Youth soccer in the United States continues to increase in participation steadily, with the greatest percentage of preadolescent participants than any other youth sport, according to The American Academy of Pediatrics. It is estimated that 3.9 million children and adolescents participate in soccer annually, and over the past 15 years, the number of youth officially registered with US youth soccer programs increased by almost 90%
With the increased number of youth participants, small but concerning numbers of injuries not usually sustained by young kids are showing up in emergency rooms due to soccer play including broken bones, ligament injuries and concussions. By no means are we recommending that you keep your kids out of soccer play, but it would be recommended that you find a league that also promotes a prevention program to reduce the risk of injury. Rule enforcement and fair play also serve an important role in reducing the risk of injury among youth soccer participants.

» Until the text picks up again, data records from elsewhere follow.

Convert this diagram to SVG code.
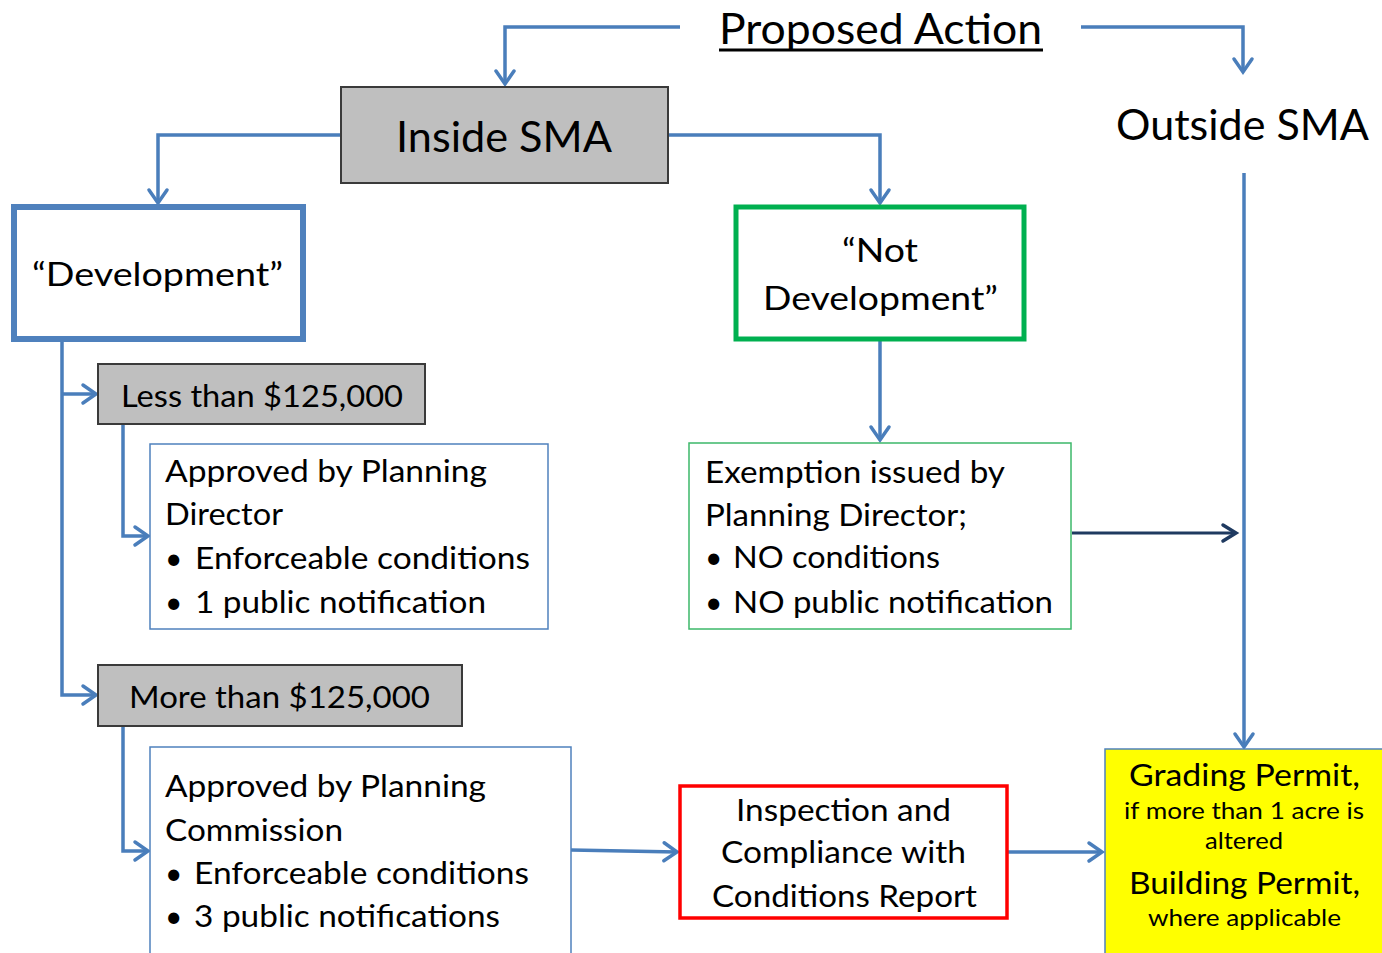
<svg xmlns="http://www.w3.org/2000/svg" width="1382" height="953" viewBox="0 0 1382 953">
<style>
text{font-family:Lato,"Open Sans","Liberation Sans",sans-serif;fill:#000}
.big{font-size:42px}
.mid{font-size:33px}
.body{font-size:30px}
.small{font-size:23px}
.conn{fill:none;stroke:#4A7EBB;stroke-width:3.5;stroke-linejoin:miter}
.navy{fill:none;stroke:#1F3A60;stroke-width:3}
.gray{fill:#BFBFBF;stroke:#3A3A3A;stroke-width:2}
</style>
<defs>
<marker id="ah" markerUnits="userSpaceOnUse" markerWidth="30" markerHeight="30" viewBox="-20 -15 30 30" refX="0" refY="0" orient="auto" overflow="visible">
<path d="M-13,-9 L0,0 L-13,9" fill="none" stroke="#4A7EBB" stroke-width="3.5" stroke-linecap="round" stroke-linejoin="miter"/>
</marker>
<marker id="ahn" markerUnits="userSpaceOnUse" markerWidth="30" markerHeight="30" viewBox="-20 -15 30 30" refX="0" refY="0" orient="auto" overflow="visible">
<path d="M-13,-8 L0,0 L-13,8" fill="none" stroke="#1F3A60" stroke-width="3.5" stroke-linecap="round"/>
</marker>
</defs>
<rect x="0" y="0" width="1382" height="953" fill="#FFFFFF"/>

<g id="connectors">
<path class="conn" d="M680,27 H505 V84" marker-end="url(#ah)"/>
<path class="conn" d="M1081,27 H1243 V72" marker-end="url(#ah)"/>
<path class="conn" d="M341,135 H158 V203" marker-end="url(#ah)"/>
<path class="conn" d="M668,135 H880 V203" marker-end="url(#ah)"/>
<path class="conn" d="M1244,173 V747" marker-end="url(#ah)"/>
<path class="conn" d="M62,340 V695 H96" marker-end="url(#ah)"/>
<path class="conn" d="M62,394 H96" marker-end="url(#ah)"/>
<path class="conn" d="M123,424 V536 H148" marker-end="url(#ah)"/>
<path class="conn" d="M123,726 V851 H148" marker-end="url(#ah)"/>
<path class="conn" d="M880,340 V440" marker-end="url(#ah)"/>
<path class="conn" d="M571,850 L677,852" marker-end="url(#ah)"/>
<path class="conn" d="M1008,852 H1102" marker-end="url(#ah)"/>
<path class="navy" d="M1072,533 H1236" marker-end="url(#ahn)"/>
</g>

<g id="proposed-action">
<text class="big" x="719" y="44" textLength="323" lengthAdjust="spacingAndGlyphs">Proposed Action</text>
<line x1="719" y1="50" x2="1043" y2="50" stroke="#000" stroke-width="3"/>
</g>

<g id="inside-sma">
<rect class="gray" x="341" y="87" width="327" height="96"/>
<text class="big" x="396" y="152" textLength="216" lengthAdjust="spacingAndGlyphs">Inside SMA</text>
</g>

<g id="outside-sma">
<text class="big" x="1116" y="140" textLength="253" lengthAdjust="spacingAndGlyphs">Outside SMA</text>
</g>

<g id="development">
<rect x="14" y="207" width="289" height="132" fill="#FFFFFF" stroke="#4F81BD" stroke-width="6"/>
<text class="mid" x="32" y="286" textLength="251" lengthAdjust="spacingAndGlyphs">“Development”</text>
</g>

<g id="not-development">
<rect x="736" y="207" width="288" height="132" fill="#FFFFFF" stroke="#00B050" stroke-width="5"/>
<text class="mid" x="842" y="262" textLength="76" lengthAdjust="spacingAndGlyphs">“Not</text>
<text class="mid" x="763" y="310" textLength="235" lengthAdjust="spacingAndGlyphs">Development”</text>
</g>

<g id="less-than">
<rect class="gray" x="98" y="364" width="327" height="60"/>
<text class="body" x="121" y="407" textLength="282" lengthAdjust="spacingAndGlyphs">Less than $125,000</text>
</g>

<g id="approved-director">
<rect x="150" y="444" width="398" height="185" fill="#FFFFFF" stroke="#4F81BD" stroke-width="1.5"/>
<text class="body" x="165" y="482" textLength="322" lengthAdjust="spacingAndGlyphs">Approved by Planning</text>
<text class="body" x="165" y="525" textLength="118" lengthAdjust="spacingAndGlyphs">Director</text>
<text class="body" x="165" y="569">•</text>
<text class="body" x="195" y="569" textLength="335" lengthAdjust="spacingAndGlyphs">Enforceable conditions</text>
<text class="body" x="165" y="613">•</text>
<text class="body" x="195" y="613" textLength="291" lengthAdjust="spacingAndGlyphs">1 public notification</text>
</g>

<g id="exemption">
<rect x="689" y="443" width="382" height="186" fill="#FFFFFF" stroke="#3DB86A" stroke-width="1.5"/>
<text class="body" x="705" y="483" textLength="300" lengthAdjust="spacingAndGlyphs">Exemption issued by</text>
<text class="body" x="705" y="526" textLength="262" lengthAdjust="spacingAndGlyphs">Planning Director;</text>
<text class="body" x="705" y="568">•</text>
<text class="body" x="733" y="568" textLength="207" lengthAdjust="spacingAndGlyphs">NO conditions</text>
<text class="body" x="705" y="613">•</text>
<text class="body" x="733" y="613" textLength="320" lengthAdjust="spacingAndGlyphs">NO public notification</text>
</g>

<g id="more-than">
<rect class="gray" x="98" y="665" width="364" height="61"/>
<text class="body" x="129" y="708" textLength="301" lengthAdjust="spacingAndGlyphs">More than $125,000</text>
</g>

<g id="approved-commission">
<rect x="150" y="747" width="421" height="220" fill="#FFFFFF" stroke="#4F81BD" stroke-width="1.5"/>
<text class="body" x="165" y="797" textLength="321" lengthAdjust="spacingAndGlyphs">Approved by Planning</text>
<text class="body" x="165" y="841" textLength="178" lengthAdjust="spacingAndGlyphs">Commission</text>
<text class="body" x="165" y="884">•</text>
<text class="body" x="194" y="884" textLength="335" lengthAdjust="spacingAndGlyphs">Enforceable conditions</text>
<text class="body" x="165" y="927">•</text>
<text class="body" x="194" y="927" textLength="306" lengthAdjust="spacingAndGlyphs">3 public notifications</text>
</g>

<g id="inspection">
<rect x="680" y="786" width="327" height="132" fill="#FFFFFF" stroke="#FF0000" stroke-width="3.5"/>
<text class="body" x="736" y="821" textLength="215" lengthAdjust="spacingAndGlyphs">Inspection and</text>
<text class="body" x="721" y="863" textLength="245" lengthAdjust="spacingAndGlyphs">Compliance with</text>
<text class="body" x="712" y="907" textLength="265" lengthAdjust="spacingAndGlyphs">Conditions Report</text>
</g>

<g id="permits">
<rect x="1105" y="749" width="290" height="220" fill="#FFFF00" stroke="#4F81BD" stroke-width="1.5"/>
<text class="body" x="1129" y="786" textLength="231" lengthAdjust="spacingAndGlyphs">Grading Permit,</text>
<text class="small" x="1124" y="819" textLength="240" lengthAdjust="spacingAndGlyphs">if more than 1 acre is</text>
<text class="small" x="1205" y="849" textLength="78" lengthAdjust="spacingAndGlyphs">altered</text>
<text class="body" x="1129" y="894" textLength="231" lengthAdjust="spacingAndGlyphs">Building Permit,</text>
<text class="small" x="1148" y="926" textLength="193" lengthAdjust="spacingAndGlyphs">where applicable</text>
</g>
</svg>
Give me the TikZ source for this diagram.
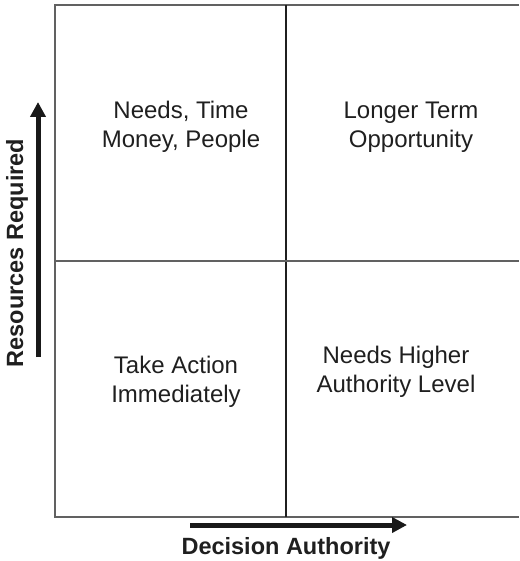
\documentclass[tikz,border=0pt]{standalone}
\usepackage{fontspec}
\setmainfont{Liberation Sans}
\usetikzlibrary{arrows.meta,positioning}

\begin{document}
\begin{tikzpicture}[x=1pt, y=-1pt,
    quad/.style={align=center, inner sep=0pt, text=black!88,
      font=\fontsize{24}{29}\selectfont},
    axislabel/.style={inner sep=0pt, text=black!88,
      font=\fontsize{23.5}{28}\selectfont\bfseries},
    axisarr/.style={-{Triangle[length=15pt, width=15pt]}, line width=5pt,
      black!90},
    frame/.style={line width=1.4pt, black!62},
    divider/.style={line width=1.4pt},
  ]
  \useasboundingbox (0,0) rectangle (519,561);

  % --- grid corners ---
  \coordinate (tl) at (55,5);
  \coordinate (tr) at (519,5);
  \coordinate (bl) at (55,517);
  \coordinate (br) at (519,517);
  \coordinate (mt) at (286,5);
  \coordinate (mb) at (286,517);
  \coordinate (ml) at (55,261);
  \coordinate (mr) at (519,261);

  % outer frame (open on the right)
  \draw[frame] (tr) -- (tl) -- (bl) -- (br);
  % dividers
  \draw[divider, black!88] (mt) -- (mb);
  \draw[divider, black!62] (ml) -- (mr);

  % --- quadrant texts ---
  \node[quad] (needs) at (181,127) {Needs, Time\\Money, People};
  \node[quad] (longer) at (411,127) {Longer Term\\Opportunity};
  \node[quad] (action) at (176,382) {Take Action\\Immediately};
  \node[quad] (higher) at (396,372) {Needs Higher\\Authority Level};

  % --- axes ---
  \coordinate (ystart) at (38,357);
  \coordinate (yend) at (38,102);
  \draw[axisarr] (ystart) -- (yend);
  \node[axislabel, rotate=90] (resources) at (17,253) {Resources Required};

  \coordinate (xstart) at (190,525);
  \coordinate (xend) at (407,525);
  \draw[axisarr] (xstart) -- (xend);
  \node[axislabel] (decision) at (286,548) {Decision Authority};

\end{tikzpicture}
\end{document}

A prospective study of emergency department visits for soccer-related injuries between 1990 and 2003 suggested that 5- to 14-year-old athletes were more likely to suffer upper-extremity injuries than high school athletes, and high school athletes were more likely to suffer a concussion. More recently, a similar study of soccer-related injuries presented to emergency departments between 1990 and 2014 revealed lower overall injury rates among 7- to 11-year-olds compared with 12- to 17-year-olds, with younger athletes more likely to suffer a fracture and less likely to suffer a concussion. (Source: The American Academy of Pediatrics)
The majority of injuries among youth soccer players involve the lower extremities. The ankles and knees are the most commonly injured body parts, whereas sprains and/or strains and contusions are the most commonly reported injury types. Fractures are less frequently reported. In a study of time-loss injuries among soccer players ages 5 to 17 over a 2-year period, ankles and knees were the most commonly injured body parts followed by muscle injuries.
The news is nothing to be alarmed about. Kids are resilient, tough and if taught proper play, injuries are not a concern. Be aware of your child's complaints about body pain especially following soccer play and let them go Kick Some Grass!